— START Given data —

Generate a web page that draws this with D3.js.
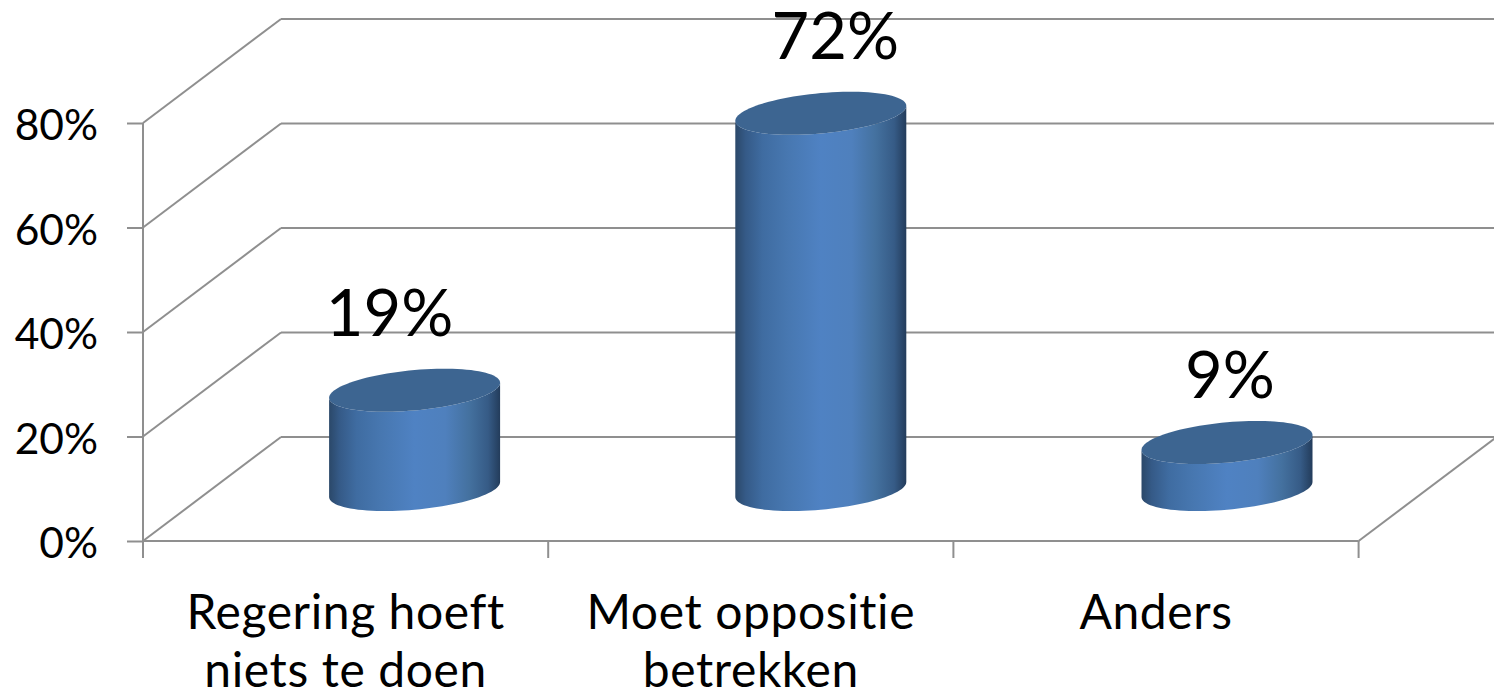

— END Given data —
— START Given data —

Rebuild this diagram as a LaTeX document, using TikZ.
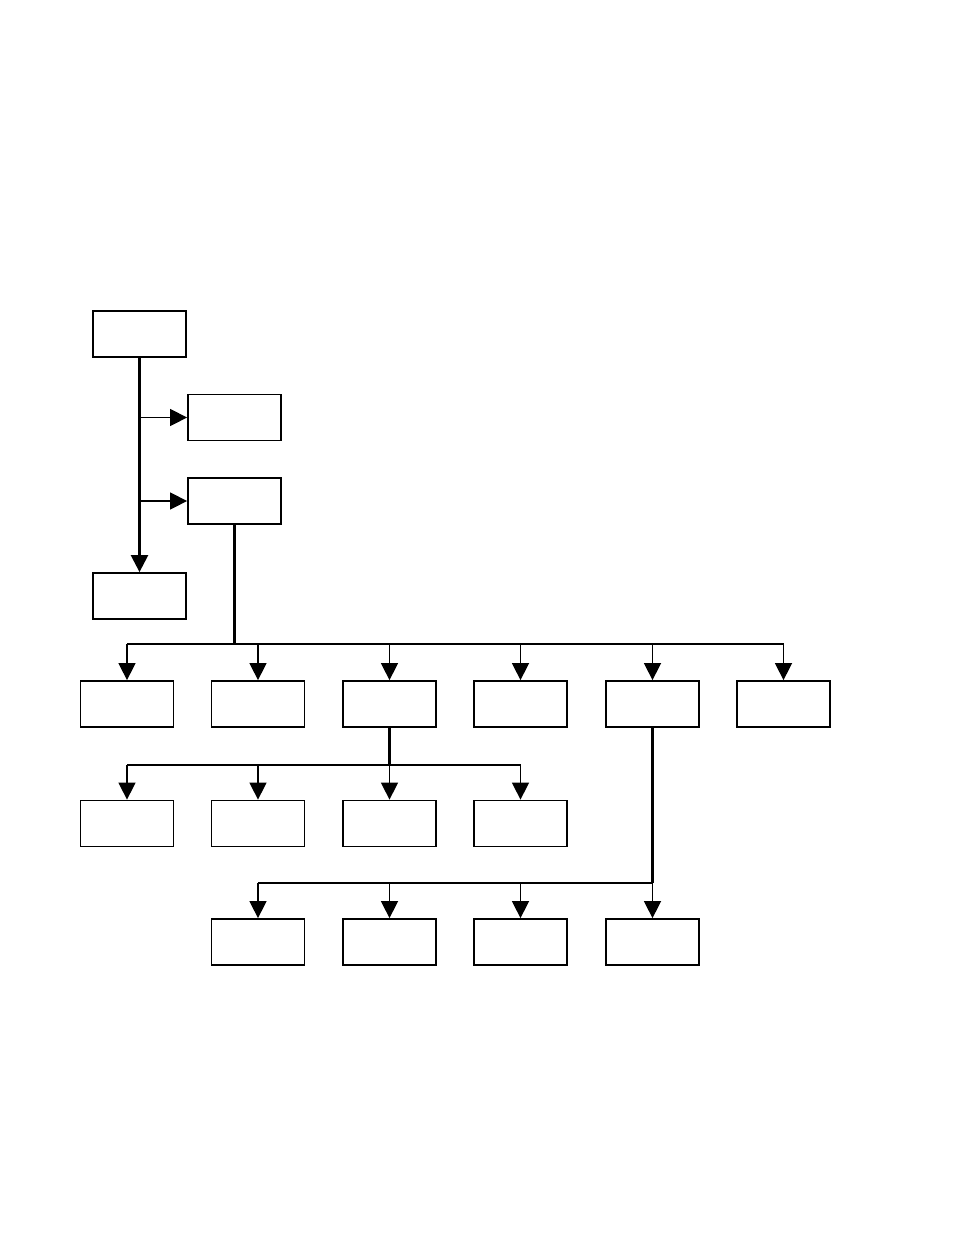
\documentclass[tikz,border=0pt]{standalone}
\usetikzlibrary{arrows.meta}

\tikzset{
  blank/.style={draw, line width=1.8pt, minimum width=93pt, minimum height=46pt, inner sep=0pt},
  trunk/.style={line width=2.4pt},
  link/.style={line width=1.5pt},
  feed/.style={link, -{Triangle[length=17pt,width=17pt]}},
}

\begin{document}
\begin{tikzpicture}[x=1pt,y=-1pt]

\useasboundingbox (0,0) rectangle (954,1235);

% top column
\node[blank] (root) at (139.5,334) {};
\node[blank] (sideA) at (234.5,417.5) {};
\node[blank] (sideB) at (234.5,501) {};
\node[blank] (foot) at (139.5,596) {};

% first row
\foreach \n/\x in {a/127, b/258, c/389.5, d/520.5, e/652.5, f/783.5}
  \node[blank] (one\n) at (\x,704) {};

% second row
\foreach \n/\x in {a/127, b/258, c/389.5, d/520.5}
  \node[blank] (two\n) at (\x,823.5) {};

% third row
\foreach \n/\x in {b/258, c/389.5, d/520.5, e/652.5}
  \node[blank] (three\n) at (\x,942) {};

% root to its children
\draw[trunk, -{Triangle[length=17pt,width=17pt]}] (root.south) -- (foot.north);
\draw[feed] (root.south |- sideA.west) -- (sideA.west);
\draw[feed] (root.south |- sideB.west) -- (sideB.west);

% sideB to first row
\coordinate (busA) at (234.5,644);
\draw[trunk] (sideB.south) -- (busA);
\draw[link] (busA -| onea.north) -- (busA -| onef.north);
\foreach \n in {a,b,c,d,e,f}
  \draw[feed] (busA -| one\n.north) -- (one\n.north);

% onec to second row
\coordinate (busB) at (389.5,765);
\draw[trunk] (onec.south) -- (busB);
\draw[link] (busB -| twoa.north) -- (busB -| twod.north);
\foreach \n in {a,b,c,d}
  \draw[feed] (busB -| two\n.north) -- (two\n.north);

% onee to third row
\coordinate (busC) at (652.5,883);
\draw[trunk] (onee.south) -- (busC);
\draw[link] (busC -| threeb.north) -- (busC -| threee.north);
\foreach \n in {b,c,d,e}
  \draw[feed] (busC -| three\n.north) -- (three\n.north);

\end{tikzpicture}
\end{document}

— END Given data —
— START Given data —

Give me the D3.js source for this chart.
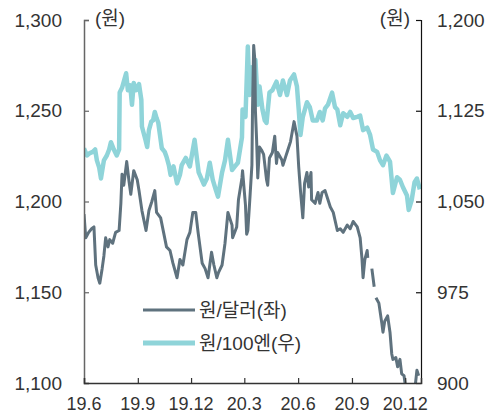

— END Given data —

→ **Problem description**
Using the data above, copy exactly the lines from the one containing "Rebuild this diagram" to the one containing "(one\n) at (\x,704)", inclusive. Exclude the pictures.

→ **Solution for this task**
Rebuild this diagram as a LaTeX document, using TikZ.
\documentclass[tikz,border=0pt]{standalone}
\usetikzlibrary{arrows.meta}

\tikzset{
  blank/.style={draw, line width=1.8pt, minimum width=93pt, minimum height=46pt, inner sep=0pt},
  trunk/.style={line width=2.4pt},
  link/.style={line width=1.5pt},
  feed/.style={link, -{Triangle[length=17pt,width=17pt]}},
}

\begin{document}
\begin{tikzpicture}[x=1pt,y=-1pt]

\useasboundingbox (0,0) rectangle (954,1235);

% top column
\node[blank] (root) at (139.5,334) {};
\node[blank] (sideA) at (234.5,417.5) {};
\node[blank] (sideB) at (234.5,501) {};
\node[blank] (foot) at (139.5,596) {};

% first row
\foreach \n/\x in {a/127, b/258, c/389.5, d/520.5, e/652.5, f/783.5}
  \node[blank] (one\n) at (\x,704) {};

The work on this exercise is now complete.